How did it all start for me?

It was one of these three, I think probably the middle one …

… that kicked off my interest in computing. Of course these were very much analog mechanical calculating machines, and I never got the hang of how to use them however hard I tried in the Statistics Practical labs at UCW Aberystwyth in the period 1969-70, but they did revive my interest in mathematics which I’d had to drop as an ‘A’ Level subject, and soon after, multi-variate statistics became my focus for much of the next 10 years as I struggled to complete (#fail) a PhD.

However, when we went through the induction course and were told that we should sign-up for a course on programming in Wirth’s Algol 60, I didn’t delay. The die was cast, my future was sealed. I spent the next three years learning Fortran IV, then Dartmouth Basic (used on Teletypes) to submit jobs to the Elliot 4130, later a ICL 190x that the Computer Centre had. My data sets were so large I had to submit jobs to the Regional Computing Centre at Manchester which meant I had to work every evening to get the data set correct, then submit the job through a landline (modem connection) so that it ran through the night and returned the job the next day for me to print out the results and prepare my data set, or change the algorithm, for the next nights job.

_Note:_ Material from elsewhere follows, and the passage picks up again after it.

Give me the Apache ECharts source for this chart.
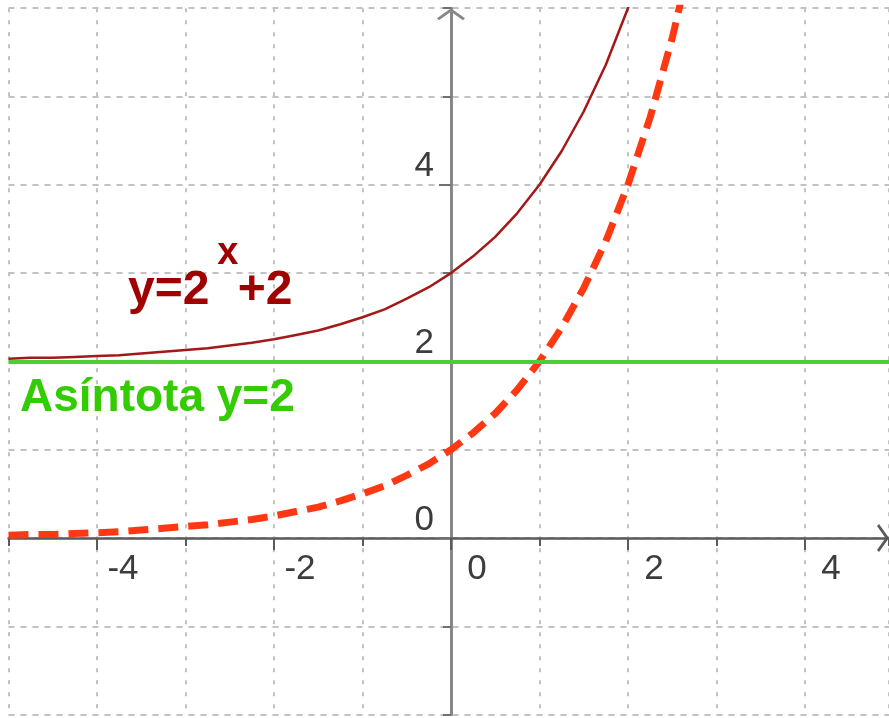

Oh happy days!!! Oh to be so young and energetic again!!!

Later when abandoning my lecturing role at a College of Education I did a MSc Computer Science conversion course at Bradford where I was given a Digital Equipment PDP 11/60 to play with and build my own Disk Operating System (Modos) using another of Wirth’s programming languages – Modula. He went on to develop Ada which was widely adopted in the defence and general scientific community. So that led me into Systems Programming.

I returned to Cardiff in 1981 at what was then South Glamorgan Institute of Higher Education as Systems Programmer for their brand new Prime 500 computer and had to learn a new operating system – Primos, and new programming languages – PLP (as well as using my Fortran experience).

Latterly as computing developed and fighting for time-share and batch-processing came to be a thing of the past – much as mechanical calculating machines had disappeared – I embraced the internet in the early 1990’s. I created the first website for what had become UWIC, and had learnt a fair bit about HTML, and scripting.

It all went downhill from then on as management responsibilities took over and programming became a thing of the past. Of course I do still dabble, but really – it’s way beyond me, as my eldest son tells me on more than one occasion.